Kraftwerk, groupe plus novateur qu’une centaine de MGMT réunis, a sûrement davantage interrogé le Système technicien (Heil to the Ellul) que n’importe quel groupe au XXe siècle. En tout cas dans ses trois chefs d’œuvre : Radio-Activity (1975), Trans-Europe Express (1977) et The Man-Machine (1978). Entre fascination pour la technique (le groupe allait jusqu’à se faire remplacer par des robots pour certaines prestations scéniques) et regard effrayé sur l’emballement d’une civilisation déviant vers le robot, le mutant industriel. Kraftwerk, c’est la biche prise dans les phares du semi-remorque - fascinée, hypnotisée, incapable de se détourner de ce qui va la détruire. Le loup technologique est dans la « Métropolis », il faut faire avec, voire s’en faire un ami1, jusqu’à ce qu’il nous dévore. Politiquement naze, artistiquement lumineux.
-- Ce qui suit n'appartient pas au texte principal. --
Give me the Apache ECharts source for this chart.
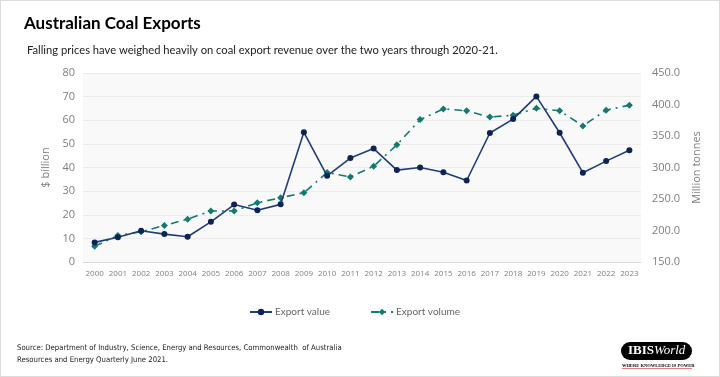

Ré-écouter les premiers enregistrements de Kraftwerk aujourd’hui, quasiment quarante ans après leur enregistrement, c’est sentir les catastrophes clapoter à l’horizon, humer la tempête à l’approche. L’œil du cyclone, en quelque sorte : tout est calme, vide, lisse et mécanique, mais ça ne saurait rester en l’état, le dérèglement s’annonce. « Anne, ma soeur Anne (Lauvergeon), ne vois-tu rien venir ? – Je ne vois rien que le soleil qui poudroie, et l’atome qui verdoie. » Fukushima style.
1 « La culture de la Rhénanie est notre identité culturelle. Notre musique, une représentation acoustique du bassin de la Ruhr, nous sommes, très urbains, très européens, très industriels », expliqua Ralf Hütter, pilier du groupe.